**Exercise:**
Quote word for word the lines below, beginning with the first and ending with the one that has "const errHalf = 0.14". Drop the pictures.

**Supplied information:**

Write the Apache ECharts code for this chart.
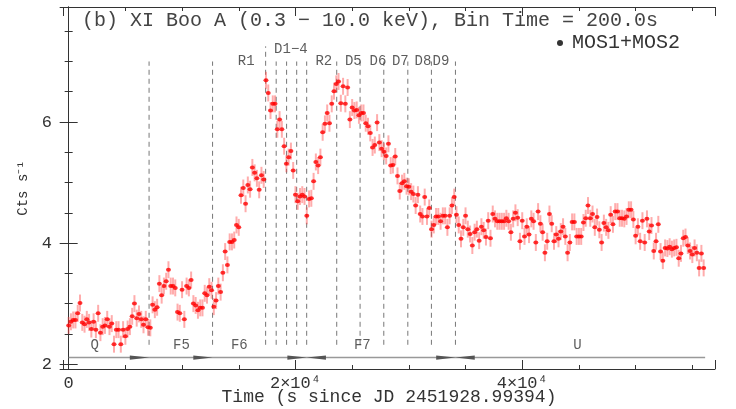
<!DOCTYPE html>
<html>
<head>
<meta charset="utf-8">
<script src="https://cdn.jsdelivr.net/npm/echarts@6/dist/echarts.min.js"></script>
<style>
html, body { margin: 0; padding: 0; background: #fff; }
#main { width: 736px; height: 409px; }
</style>
</head>
<body>
<div id="main"></div>
<script>
// light curve, 200 s bins starting at t = 0
const binTime = 200
const rates = [
    // Q
    2.64, 2.70, 2.73, 2.73, 2.84, 3.01, 2.69, 2.66, 2.74, 2.69, 2.58, 2.70, 2.57, 2.84, 2.52, 2.62, 2.64, 2.74, 2.62, 2.67,
    2.33, 2.57, 2.57, 2.33, 2.57, 2.46, 2.58, 2.62, 2.79, 3.00, 2.76, 2.83, 2.74, 2.65, 2.74, 2.61, 2.60,
    // F5
    2.98, 2.90, 2.94, 3.33, 3.14, 3.29, 3.37, 3.56, 3.29, 3.29, 3.26, 2.86, 2.84, 3.23, 2.74, 3.29, 3.26, 3.39, 3.00, 2.97,
    2.89, 2.93, 2.93, 3.17, 3.14, 3.28, 3.22,
    // F6
    2.95, 3.05, 3.29, 3.19, 3.51, 3.86, 3.64, 4.02, 4.02, 4.05, 4.30, 4.26, 4.79, 4.91, 4.65, 4.96, 4.89, 5.25, 5.16, 5.07,
    4.88, 5.12, 5.05,
    // R1 .. D5
    6.69, 6.48, 6.19, 6.30, 6.30, 5.88, 6.04, 5.88, 5.60, 5.31, 5.42, 5.52, 5.20, 4.80, 4.69, 4.77, 4.80, 4.77, 4.45, 4.73,
    4.74, 5.02, 5.34, 5.28, 5.42, 5.83, 5.97, 6.15, 5.98, 6.30, 6.51, 6.63, 6.67, 6.31, 6.59, 6.30, 6.57, 6.04, 6.24, 6.19,
    // decay
    6.20, 6.11, 6.15, 6.15, 5.98, 5.93, 5.82, 5.58, 5.62, 5.99, 5.66, 5.56, 5.51, 5.44, 5.64, 5.28, 5.29, 5.43, 5.11, 4.86,
    4.99, 5.02, 4.94, 4.93, 4.85, 4.81, 4.62, 4.80, 4.48, 4.44, 4.76, 4.44, 4.58, 4.23, 4.30, 4.44, 4.44, 4.36, 4.45, 4.45,
    4.26, 4.45, 4.62, 4.76, 4.47, 4.30, 4.07, 4.26, 4.45,
    // U
    4.23, 4.15, 3.96, 4.18, 4.23, 4.04, 4.27, 4.21, 4.10, 4.37, 4.08, 4.48, 4.40, 4.36, 4.36, 4.36, 4.36, 4.41, 4.36, 4.18,
    4.40, 4.50, 4.42, 4.03, 4.37, 4.11, 4.27, 4.14, 4.40, 4.36, 4.01, 4.52, 4.32, 4.18, 3.84, 4.03, 4.48, 4.32, 4.03, 4.14,
    4.07, 4.19, 4.27, 4.11, 3.84, 4.01, 4.35, 4.35, 4.11, 4.11, 4.11, 4.34,
    4.41, 4.62, 4.41, 4.48, 4.26, 4.43, 4.22, 4.01, 4.33, 4.26, 4.21, 4.47, 4.31, 4.52, 4.52, 4.41, 4.41, 4.40, 4.44, 4.55,
    4.55, 4.39, 4.12, 4.27, 4.03, 4.37, 4.01, 4.40, 4.19, 4.29, 3.87, 4.03, 4.31, 3.86, 3.71, 3.92, 3.91, 3.94, 3.90, 3.92,
    3.93, 3.75, 3.83, 4.08, 4.10, 3.96, 3.87, 3.81, 3.92, 3.84, 3.59, 3.83, 3.59
]
const errHalf = 0.14

// dashed segment markers (s)
const markerTimes = [7090, 12690, 17370, 18300, 19220, 20110, 20990, 23640, 25700, 27790, 29910, 31990, 34110]
const markerTops = [7.0, 7.0, 7.25, 7.0, 7.0, 7.0, 7.0, 7.0, 7.0, 7.0, 7.0, 7.0, 7.0]
const markerBottom = 2.32
// marker labels: name, centre time, height
const markerNames = ['R1', 'D1−4', 'R2', 'D5', 'D6', 'D7', 'D8', 'D9']
const markerLabelTimes = [15660, 19600, 22500, 25100, 27270, 29250, 31240, 32830]
const markerLabelY = [7.0, 7.2, 7.0, 7.0, 7.0, 7.0, 7.0, 7.0]

// phases along the bottom
const phaseNames = ['Q', 'F5', 'F6', 'F7', 'U']
const phaseLabelTimes = [2300, 9950, 15050, 25900, 44860]
const phaseLabelY = 2.31
const phaseStart = 0
const phaseEnd = 56130
const arrowY = 2.109
// [tip time, direction]
const arrowHeads = [[7090, 1], [12690, 1], [20990, 1], [20990, -1], [34110, 1], [34110, -1]]
const arrowLen = 1700
const arrowHalf = 0.035

const font = 'Liberation Mono'
const ink = '#333'

let myChart = echarts.init(document.getElementById('main'))

const points = rates.map((r, i) => [i * binTime, r])
const bars = rates.map((r, i) => [i * binTime, r, errHalf])

const xBase = {
    type: 'value', min: -500, max: 57000, splitNumber: 3,
    axisLine: {show: true, lineStyle: {color: ink, width: 1}},
    axisTick: {show: true, inside: true, length: 9, lineStyle: {color: ink}},
    minorTick: {show: true, splitNumber: 4, length: 4, lineStyle: {color: ink}},
    splitLine: {show: false}
}
const yBase = {
    type: 'value', min: 1.92, max: 7.9, splitNumber: 3,
    axisLine: {show: true, lineStyle: {color: ink, width: 1}},
    axisTick: {show: true, inside: true, length: 9, lineStyle: {color: ink}},
    minorTick: {show: true, splitNumber: 4, length: 4, lineStyle: {color: ink}},
    splitLine: {show: false}
}

let option = {
    animation: false,
    title: {
        text: '(b) XI Boo A (0.3 − 10.0 keV), Bin Time = 200.0s',
        left: 82, top: 11, padding: 0,
        textStyle: {fontFamily: font, fontSize: 20, fontWeight: 'normal', color: '#444'}
    },
    legend: {
        left: 552, top: 28, itemWidth: 14, itemHeight: 6,
        data: [{name: 'MOS1+MOS2', icon: 'circle', itemStyle: {color: '#000'}}],
        textStyle: {fontFamily: font, fontSize: 20, color: ink}
    },
    grid: {left: 63, right: 21, top: 7, bottom: 40, outerBoundsMode: 'none'},
    xAxis: [
        Object.assign({}, xBase, {
            position: 'bottom',
            name: 'Time (s since JD 2451928.99394)',
            nameLocation: 'middle', nameGap: 19, nameMoveOverlap: false,
            nameTextStyle: {fontFamily: font, fontSize: 18, color: ink},
            axisLabel: {
                margin: 6, fontFamily: font, fontSize: 17, color: ink,
                showMinLabel: false, showMaxLabel: false,
                formatter: v => v === 0 ? '0' : (v === 20000 ? '2×10⁴' : (v === 40000 ? '4×10⁴' : ''))
            }
        }),
        Object.assign({}, xBase, {position: 'top', axisLabel: {show: false}})
    ],
    yAxis: [
        Object.assign({}, yBase, {
            position: 'left',
            name: 'Cts s⁻¹',
            nameLocation: 'middle', nameGap: 33, nameRotate: 90, nameMoveOverlap: false,
            nameTextStyle: {fontFamily: font, fontSize: 14, color: ink},
            axisLabel: {
                margin: 11, fontFamily: font, fontSize: 17, color: ink,
                showMinLabel: false, showMaxLabel: false,
                formatter: v => [2, 4, 6].includes(v) ? String(v) : ''
            }
        }),
        Object.assign({}, yBase, {position: 'right', axisLabel: {show: false}})
    ],
    series: [
        {
            // dashed markers
            type: 'custom', silent: true, z: 1,
            data: markerTimes.map((t, i) => [t, markerBottom, markerTops[i]]),
            renderItem: (params, api) => {
                let a = api.coord([api.value(0), api.value(1)])
                let b = api.coord([api.value(0), api.value(2)])
                return {type: 'line', shape: {x1: a[0], y1: a[1], x2: b[0], y2: b[1]},
                    style: {stroke: '#777', lineWidth: 1, lineDash: [5, 4]}}
            }
        },
        {
            // phase base line
            type: 'line', silent: true, z: 1, showSymbol: false,
            data: [[phaseStart, arrowY], [phaseEnd, arrowY]],
            lineStyle: {color: '#999', width: 1.5}
        },
        {
            // arrow heads
            type: 'custom', silent: true, z: 2,
            data: arrowHeads,
            renderItem: (params, api) => {
                let t = api.value(0), d = api.value(1)
                let tip = api.coord([t, arrowY])
                let b1 = api.coord([t - d * arrowLen, arrowY + arrowHalf])
                let b2 = api.coord([t - d * arrowLen, arrowY - arrowHalf])
                return {type: 'polygon', shape: {points: [tip, b1, b2]}, style: {fill: '#555'}}
            }
        },
        {
            // error bars
            type: 'custom', silent: true, z: 3,
            data: bars,
            renderItem: (params, api) => {
                let x = api.value(0), y = api.value(1), e = api.value(2)
                let a = api.coord([x, y + e])
                let b = api.coord([x, y - e])
                return {type: 'line', shape: {x1: a[0], y1: a[1], x2: b[0], y2: b[1]},
                    style: {stroke: 'rgba(255,70,70,0.45)', lineWidth: 2}}
            }
        },
        {
            name: 'MOS1+MOS2',
            type: 'scatter', z: 4, silent: true,
            symbol: 'circle', symbolSize: [5, 4],
            itemStyle: {color: '#ff0000'},
            data: points
        },
        {
            // marker labels
            type: 'scatter', silent: true, z: 5, symbolSize: 0,
            data: markerNames.map((n, i) => [markerLabelTimes[i], markerLabelY[i], n]),
            label: {show: true, position: 'inside', formatter: p => p.value[2],
                fontFamily: font, fontSize: 14, color: ink}
        },
        {
            // phase labels
            type: 'scatter', silent: true, z: 5, symbolSize: 0,
            data: phaseNames.map((n, i) => [phaseLabelTimes[i], phaseLabelY, n]),
            label: {show: true, position: 'inside', formatter: p => p.value[2],
                fontFamily: font, fontSize: 14, color: ink}
        }
    ]
}
myChart.setOption(option)
</script>
</body>
</html>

**Task result:**
Write the Apache ECharts code for this chart.
<!DOCTYPE html>
<html>
<head>
<meta charset="utf-8">
<script src="https://cdn.jsdelivr.net/npm/echarts@6/dist/echarts.min.js"></script>
<style>
html, body { margin: 0; padding: 0; background: #fff; }
#main { width: 736px; height: 409px; }
</style>
</head>
<body>
<div id="main"></div>
<script>
// light curve, 200 s bins starting at t = 0
const binTime = 200
const rates = [
    // Q
    2.64, 2.70, 2.73, 2.73, 2.84, 3.01, 2.69, 2.66, 2.74, 2.69, 2.58, 2.70, 2.57, 2.84, 2.52, 2.62, 2.64, 2.74, 2.62, 2.67,
    2.33, 2.57, 2.57, 2.33, 2.57, 2.46, 2.58, 2.62, 2.79, 3.00, 2.76, 2.83, 2.74, 2.65, 2.74, 2.61, 2.60,
    // F5
    2.98, 2.90, 2.94, 3.33, 3.14, 3.29, 3.37, 3.56, 3.29, 3.29, 3.26, 2.86, 2.84, 3.23, 2.74, 3.29, 3.26, 3.39, 3.00, 2.97,
    2.89, 2.93, 2.93, 3.17, 3.14, 3.28, 3.22,
    // F6
    2.95, 3.05, 3.29, 3.19, 3.51, 3.86, 3.64, 4.02, 4.02, 4.05, 4.30, 4.26, 4.79, 4.91, 4.65, 4.96, 4.89, 5.25, 5.16, 5.07,
    4.88, 5.12, 5.05,
    // R1 .. D5
    6.69, 6.48, 6.19, 6.30, 6.30, 5.88, 6.04, 5.88, 5.60, 5.31, 5.42, 5.52, 5.20, 4.80, 4.69, 4.77, 4.80, 4.77, 4.45, 4.73,
    4.74, 5.02, 5.34, 5.28, 5.42, 5.83, 5.97, 6.15, 5.98, 6.30, 6.51, 6.63, 6.67, 6.31, 6.59, 6.30, 6.57, 6.04, 6.24, 6.19,
    // decay
    6.20, 6.11, 6.15, 6.15, 5.98, 5.93, 5.82, 5.58, 5.62, 5.99, 5.66, 5.56, 5.51, 5.44, 5.64, 5.28, 5.29, 5.43, 5.11, 4.86,
    4.99, 5.02, 4.94, 4.93, 4.85, 4.81, 4.62, 4.80, 4.48, 4.44, 4.76, 4.44, 4.58, 4.23, 4.30, 4.44, 4.44, 4.36, 4.45, 4.45,
    4.26, 4.45, 4.62, 4.76, 4.47, 4.30, 4.07, 4.26, 4.45,
    // U
    4.23, 4.15, 3.96, 4.18, 4.23, 4.04, 4.27, 4.21, 4.10, 4.37, 4.08, 4.48, 4.40, 4.36, 4.36, 4.36, 4.36, 4.41, 4.36, 4.18,
    4.40, 4.50, 4.42, 4.03, 4.37, 4.11, 4.27, 4.14, 4.40, 4.36, 4.01, 4.52, 4.32, 4.18, 3.84, 4.03, 4.48, 4.32, 4.03, 4.14,
    4.07, 4.19, 4.27, 4.11, 3.84, 4.01, 4.35, 4.35, 4.11, 4.11, 4.11, 4.34,
    4.41, 4.62, 4.41, 4.48, 4.26, 4.43, 4.22, 4.01, 4.33, 4.26, 4.21, 4.47, 4.31, 4.52, 4.52, 4.41, 4.41, 4.40, 4.44, 4.55,
    4.55, 4.39, 4.12, 4.27, 4.03, 4.37, 4.01, 4.40, 4.19, 4.29, 3.87, 4.03, 4.31, 3.86, 3.71, 3.92, 3.91, 3.94, 3.90, 3.92,
    3.93, 3.75, 3.83, 4.08, 4.10, 3.96, 3.87, 3.81, 3.92, 3.84, 3.59, 3.83, 3.59
]
const errHalf = 0.14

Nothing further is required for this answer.